In diesem Rahmen werden generell auch Kosten für die Erstattung einer Selbstanzeige nach § 371 AO als Werbungskosten anerkannt, soweit sie auf die Ermittlung der nachzuerklärenden Einkünfte entfallen. Beratungskosten für die Geltendmachung und die Durchsetzung der strafbefreienden Wirkung der Selbstanzeige stehen dagegen wie Strafverteidigungskosten nicht im unmittelbaren Zusammenhang mit dem Besteuerungsverfahren und können daher nicht steuermindernd berücksichtigt werden. Unter Anwendung dieser Grundsätze stellten die Rechtsanwalts- und Steuerberatungskosten i.H.v. 12.000 € Werbungskosten bei den Einkünften aus Kapitalvermögen dar.

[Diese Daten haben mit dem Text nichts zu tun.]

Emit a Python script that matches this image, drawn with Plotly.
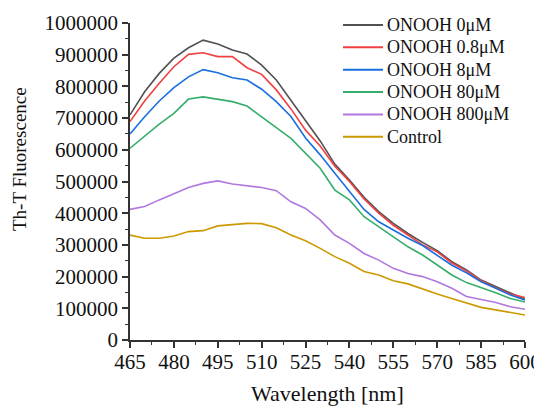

Die Abzugsbeschränkung des § 20 Abs. 9 S. 1 EStG kam hinsichtlich der Rechtsanwalts- und Steuerberatungskosten nicht zur Anwendung. § 2 Abs. 2 S. 2 EStG sieht zwar vor, dass bei den Einkünften aus Kapitalvermögen § 20 Abs. 9 EStG an die Stelle der §§ 8 bis 9a EStG tritt. Diese Regelung ging im Streitfall allerdings insoweit ins Leere, als es um die Berücksichtigung von Werbungskosten ging, die Kapitalerträge betrafen, die vor dem 1.1.2009 zugeflossen waren. Dass die geltend gemachten Beratungskosten i.H.v. 12.000 € ausschließlich Kapitalerträge betrafen, die dem Kläger bis zum 31.12.2008 zugeflossen waren und diese Kapitalerträge mittlerweile in den jeweiligen Jahren auch zutreffend der Besteuerung unterworfen wurden, war unstreitig. Eine Anwendung des Abzugsbeschränkung nach § 20 Abs. 9 EStG auf Werbungskosten, die im Zusammenhang mit Kapitaleinkünften stehen, die den Steuerpflichtigen bis zum 1.1.2009 zugeflossen sind, kam nach dem eindeutigen Wortlaut der Regelung in § 52a Abs. 10 S. 10 EStG nicht in Betracht.